╔══

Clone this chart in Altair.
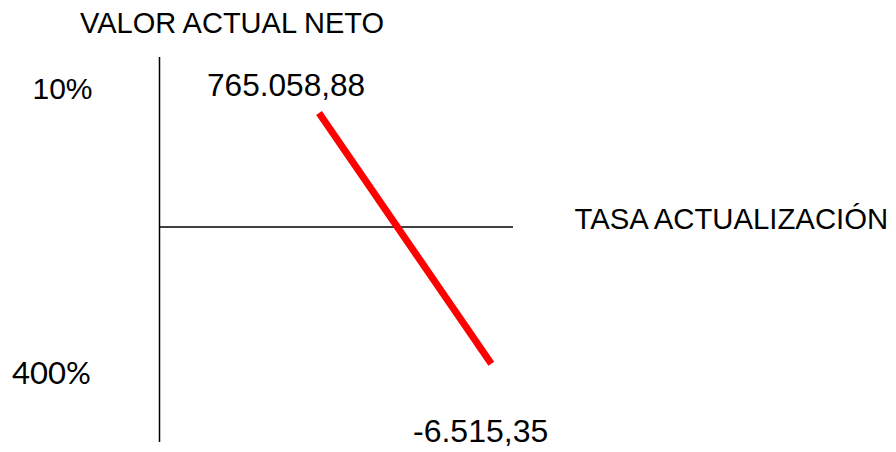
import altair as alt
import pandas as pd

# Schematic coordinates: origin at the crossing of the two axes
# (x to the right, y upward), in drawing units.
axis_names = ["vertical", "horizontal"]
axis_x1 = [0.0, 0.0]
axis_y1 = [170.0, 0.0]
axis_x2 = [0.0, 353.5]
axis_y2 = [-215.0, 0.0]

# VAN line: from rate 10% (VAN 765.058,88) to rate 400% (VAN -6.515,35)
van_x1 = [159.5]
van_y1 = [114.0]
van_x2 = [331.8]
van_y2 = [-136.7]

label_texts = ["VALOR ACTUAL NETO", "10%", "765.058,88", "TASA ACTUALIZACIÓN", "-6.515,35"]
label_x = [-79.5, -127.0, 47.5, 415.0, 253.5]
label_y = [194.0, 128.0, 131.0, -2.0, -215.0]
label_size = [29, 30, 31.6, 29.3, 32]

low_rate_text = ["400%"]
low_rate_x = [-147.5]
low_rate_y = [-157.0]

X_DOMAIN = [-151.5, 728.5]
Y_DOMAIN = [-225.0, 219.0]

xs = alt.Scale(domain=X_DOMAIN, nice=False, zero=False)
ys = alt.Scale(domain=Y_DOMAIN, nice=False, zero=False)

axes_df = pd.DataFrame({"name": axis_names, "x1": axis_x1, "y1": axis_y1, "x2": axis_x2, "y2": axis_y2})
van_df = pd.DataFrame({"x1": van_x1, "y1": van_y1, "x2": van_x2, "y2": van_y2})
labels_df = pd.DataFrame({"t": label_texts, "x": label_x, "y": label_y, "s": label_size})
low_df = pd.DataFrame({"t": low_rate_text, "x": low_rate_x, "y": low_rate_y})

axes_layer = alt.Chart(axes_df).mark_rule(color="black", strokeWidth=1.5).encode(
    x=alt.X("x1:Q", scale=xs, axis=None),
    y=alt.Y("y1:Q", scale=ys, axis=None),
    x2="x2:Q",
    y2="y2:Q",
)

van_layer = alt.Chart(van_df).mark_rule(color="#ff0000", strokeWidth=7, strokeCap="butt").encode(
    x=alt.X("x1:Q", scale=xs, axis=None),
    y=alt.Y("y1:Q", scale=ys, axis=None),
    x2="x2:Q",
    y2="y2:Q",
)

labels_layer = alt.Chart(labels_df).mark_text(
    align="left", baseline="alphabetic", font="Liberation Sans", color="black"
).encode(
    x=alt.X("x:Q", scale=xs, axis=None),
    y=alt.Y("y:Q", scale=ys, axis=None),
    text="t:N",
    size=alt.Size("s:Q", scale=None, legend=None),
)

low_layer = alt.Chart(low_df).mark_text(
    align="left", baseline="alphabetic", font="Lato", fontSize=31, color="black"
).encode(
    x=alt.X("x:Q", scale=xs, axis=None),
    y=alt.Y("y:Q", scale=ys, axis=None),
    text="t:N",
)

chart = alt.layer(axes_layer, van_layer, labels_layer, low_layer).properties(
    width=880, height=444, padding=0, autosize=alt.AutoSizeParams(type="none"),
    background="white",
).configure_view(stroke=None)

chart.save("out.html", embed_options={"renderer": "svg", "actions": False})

╚══

**Given problem**.
Exactly as they appear, print the lines of the listing above from its first line through the line that contains "ys = alt.Scale(domain=Y_DOMAIN, nice=False, zero=False)", minus the pictures.

**Final result**.
Clone this chart in Altair.
import altair as alt
import pandas as pd

# Schematic coordinates: origin at the crossing of the two axes
# (x to the right, y upward), in drawing units.
axis_names = ["vertical", "horizontal"]
axis_x1 = [0.0, 0.0]
axis_y1 = [170.0, 0.0]
axis_x2 = [0.0, 353.5]
axis_y2 = [-215.0, 0.0]

# VAN line: from rate 10% (VAN 765.058,88) to rate 400% (VAN -6.515,35)
van_x1 = [159.5]
van_y1 = [114.0]
van_x2 = [331.8]
van_y2 = [-136.7]

label_texts = ["VALOR ACTUAL NETO", "10%", "765.058,88", "TASA ACTUALIZACIÓN", "-6.515,35"]
label_x = [-79.5, -127.0, 47.5, 415.0, 253.5]
label_y = [194.0, 128.0, 131.0, -2.0, -215.0]
label_size = [29, 30, 31.6, 29.3, 32]

low_rate_text = ["400%"]
low_rate_x = [-147.5]
low_rate_y = [-157.0]

X_DOMAIN = [-151.5, 728.5]
Y_DOMAIN = [-225.0, 219.0]

xs = alt.Scale(domain=X_DOMAIN, nice=False, zero=False)
ys = alt.Scale(domain=Y_DOMAIN, nice=False, zero=False)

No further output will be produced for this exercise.